Types of International Funds
Now, once you dig in, you realise “international” is not one big bucket. There are flavours — each with its quirks. Some focus on one geography, some on one sector, some just scatter money across the globe.
Regional Funds
Picture this: you are betting on Asia-Pacific as a whole or maybe Europe. Regional funds spread your money across countries in that zone. It is safer than picking a single nation (because politics can turn messy fast), but it is still narrower than going fully global.
Global Sector Funds
These are like saying, “I do not care where the company is based, as long as it is in the industry I like.” Tech, healthcare, energy — you name it. You get exposure to sectoral trends worldwide. But remember, you are concentrated. If that sector tanks, the fund feels it sharply.
Country Funds
This one is bold. You are basically saying, “I believe in Japan. Or Brazil. Or the US.” It is single-country exposure, which means single-country risk too. Regulatory changes, political shifts, economic shocks — they all hit you directly. Exciting, yes. Risky, also yes.
Global Funds
These are the most wide-angled. Unlike strict “international funds” that exclude your home country, global funds invest everywhere — India included. It is a buffet approach. A little bit of this economy, a little bit of that one. The idea is simple: if one market snoozes, another keeps you awake.
Additionally Read: Types of Mutual Fund
How to Invest in International Funds?
Investing in international mutual funds can be done through Indian fund houses that offer schemes investing in global equities. Investors can choose between direct international investments or feeder funds, which invest in established foreign funds.
To invest, individuals can use online investment platforms or consult financial advisors. It is essential to analyse the fund’s past performance, risk exposure, and expense ratio before making an investment decision.
Who Should Invest in International Funds?
Honestly, not everyone needs to jump into this. These funds make sense if:
You are in it for the long term – willing to ride the global ups and downs.
You can handle risk – because currency swings and political shocks are part of the deal.
You like themes – tech, healthcare, clean energy. Things that are shaping the world beyond India.
You are an HNI looking for a hedge – a way to balance domestic exposure with overseas bets.
You think about currency hedging – betting that the rupee will weaken against stronger currencies.
Advantages of International Funds
So why bother with these at all?
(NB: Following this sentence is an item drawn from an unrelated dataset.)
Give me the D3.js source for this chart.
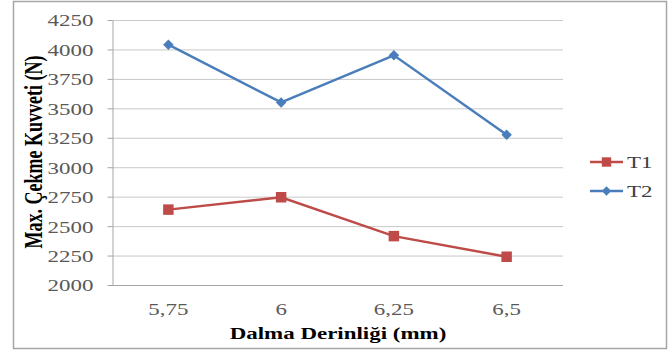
<!DOCTYPE html>
<html>
<head>
<meta charset="utf-8">
<script src="https://cdn.jsdelivr.net/npm/d3@7"></script>
<style>
  body { margin: 0; background: #fff; }
</style>
</head>
<body>
<script>
const categories = ['5,75', '6', '6,25', '6,5'];
const t1Values = [2640, 2745, 2415, 2240];
const t2Values = [4040, 3550, 3950, 3275];
const yTicks = [2000, 2250, 2500, 2750, 3000, 3250, 3500, 3750, 4000, 4250];
const seriesNames = ['T1', 'T2'];

const width = 672;
const height = 352;
const margin = { top: 20, right: 109, bottom: 67, left: 112 };
const stretch = 1.35; // reference text is a bit wide
const serif = '"Liberation Serif", "Times New Roman", Times, serif';

const svg = d3.select('body')
    .append('svg')
    .attr('width', width)
    .attr('height', height)
    .attr('font-family', serif);

// outer frame
svg.append('rect')
    .attr('x', 13.5)
    .attr('y', 1.5)
    .attr('width', 653)
    .attr('height', 347)
    .attr('fill', 'none')
    .attr('stroke', '#a6a6a6')
    .attr('stroke-width', 1.5);

const x = d3.scaleBand()
    .domain(categories)
    .range([margin.left, width - margin.right]);

const y = d3.scaleLinear()
    .domain([2000, 4250])
    .range([height - margin.bottom, margin.top]);

// gridlines
svg.append('g')
    .selectAll('line')
    .data(yTicks)
    .join('line')
    .attr('x1', margin.left)
    .attr('x2', width - margin.right)
    .attr('y1', d => y(d) + 0.5)
    .attr('y2', d => y(d) + 0.5)
    .attr('stroke', d => d === 2000 ? '#a6a6a6' : '#c8c8c8')
    .attr('stroke-width', 1);

// y axis
const yAxis = svg.append('g')
    .attr('transform', `translate(${margin.left + 0.5},0)`)
    .call(d3.axisLeft(y).tickValues(yTicks).tickFormat(d3.format('d')).tickSize(5).tickSizeOuter(0));

yAxis.attr('font-family', serif);
yAxis.select('.domain').attr('stroke', '#a6a6a6');
yAxis.selectAll('.tick line').attr('stroke', '#a6a6a6');
yAxis.selectAll('.tick text')
    .attr('x', 0)
    .attr('dy', '0.35em')
    .attr('transform', `translate(-19,0) scale(${stretch},1)`)
    .attr('font-size', 17)
    .attr('fill', '#595959');

// x labels
svg.append('g')
    .selectAll('text')
    .data(categories)
    .join('text')
    .attr('transform', d => `translate(${x(d) + x.bandwidth() / 2},315) scale(${stretch},1)`)
    .attr('text-anchor', 'middle')
    .attr('font-size', 17)
    .attr('fill', '#595959')
    .text(d => d);

// axis titles
svg.append('text')
    .attr('transform', `translate(338,339) scale(${stretch},1)`)
    .attr('text-anchor', 'middle')
    .attr('font-size', 17)
    .attr('font-weight', 'bold')
    .attr('fill', '#000')
    .text('Dalma Derinliği (mm)');

svg.append('text')
    .attr('transform', `translate(42,152) scale(${stretch},1) rotate(-90)`)
    .attr('text-anchor', 'middle')
    .attr('font-size', 18)
    .attr('font-weight', 'bold')
    .attr('fill', '#000')
    .text('Max. Çekme Kuvveti (N)');

const series = [
    { name: seriesNames[0], values: t1Values, color: '#be4b48', size: 110, rot: 0 },
    { name: seriesNames[1], values: t2Values, color: '#4a7ebb', size: 55, rot: 45 }
];

const line = d3.line()
    .x((d, i) => x(categories[i]) + x.bandwidth() / 2)
    .y(d => y(d));

series.forEach(s => {
    svg.append('path')
        .datum(s.values)
        .attr('d', line)
        .attr('fill', 'none')
        .attr('stroke', s.color)
        .attr('stroke-width', 2.5);

    svg.append('g')
        .selectAll('path')
        .data(s.values)
        .join('path')
        .attr('transform', (d, i) => `translate(${x(categories[i]) + x.bandwidth() / 2},${y(d)}) rotate(${s.rot})`)
        .attr('d', d3.symbol(d3.symbolSquare, s.size))
        .attr('fill', s.color);
});

// legend
const legend = svg.append('g')
    .selectAll('g')
    .data(series)
    .join('g')
    .attr('transform', (d, i) => `translate(590,${162 + i * 29})`);

legend.append('line')
    .attr('x1', 0)
    .attr('x2', 33)
    .attr('stroke', d => d.color)
    .attr('stroke-width', 2.5);

legend.append('path')
    .attr('transform', d => `translate(16.5,0) rotate(${d.rot})`)
    .attr('d', d => d3.symbol(d3.symbolSquare, d.size * 0.8)())
    .attr('fill', d => d.color);

legend.append('text')
    .attr('transform', `translate(37,0) scale(${stretch},1)`)
    .attr('dy', '0.35em')
    .attr('font-size', 17)
    .attr('fill', '#404040')
    .text(d => d.name);
</script>
</body>
</html>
A few reasons make sense to me:
Global investment diversification – You are not just tied to how India performs. If Europe grows while we stumble, you are covered.
Affordability of your investment portfolio – Spreads risk around, balances returns. Basically, keeps you from putting all your eggs in one basket.
Expert-led access to global markets – Fund managers who (hopefully) know the terrain better than you or me are steering the ship.
Factors to Consider Before Investing in Foreign Mutual Funds
But — and there is always a but in investing — these funds are not magic. You need to pause and think. Because global markets are… unpredictable.
Macroeconomic Factors
When you invest abroad, you are suddenly exposed to interest rates in the US, inflation in Europe, trade tensions in China. A political crisis in a country you have never visited? Yep, that can dent your returns too. Staying updated is not optional.
Multiple Economy Benefit
Here is the upside: when one market fails, another might save the day. US tech stocks rallying while emerging markets look shaky — that happens. So, your portfolio does not collapse every time the Indian market sneezes. This multi-engine effect is why people love international diversification.
Risks
Let us not sugarcoat it. Currency risk is real. If the rupee strengthens, your returns from foreign markets shrink. If it weakens, you smile. Taxation rules differ, liquidity can be tricky, and regulatory surprises do not make life easy either. This is not a space for blind bets.
Taxation on Foreign Mutual Funds
The taxation of foreign mutual funds in India differs from domestic equity funds. Since these funds primarily invest in global equities, they are classified as debt funds for taxation purposes.
Short-term capital gains (STCG) apply if the investment is held for less than three years, and they are taxed as per the investor’s income tax slab.
Additionally, investors must consider double taxation agreements between India and the respective foreign country. Any dividends earned from international funds are added to the investor’s taxable income and taxed as per their income tax slab. It is advisable to consult a tax expert to understand the implications of investing in these funds.
Conclusion
International funds are not some exotic, too-far-away option anymore. They are practical tools for diversification if you approach them with awareness. You get access to global growth stories, yes, but you also sign up for risks you cannot fully control.
So, should you invest? Maybe. But only after you understand what you are signing up for. Do your homework, weigh the risks, and then decide if your portfolio really needs that global twist.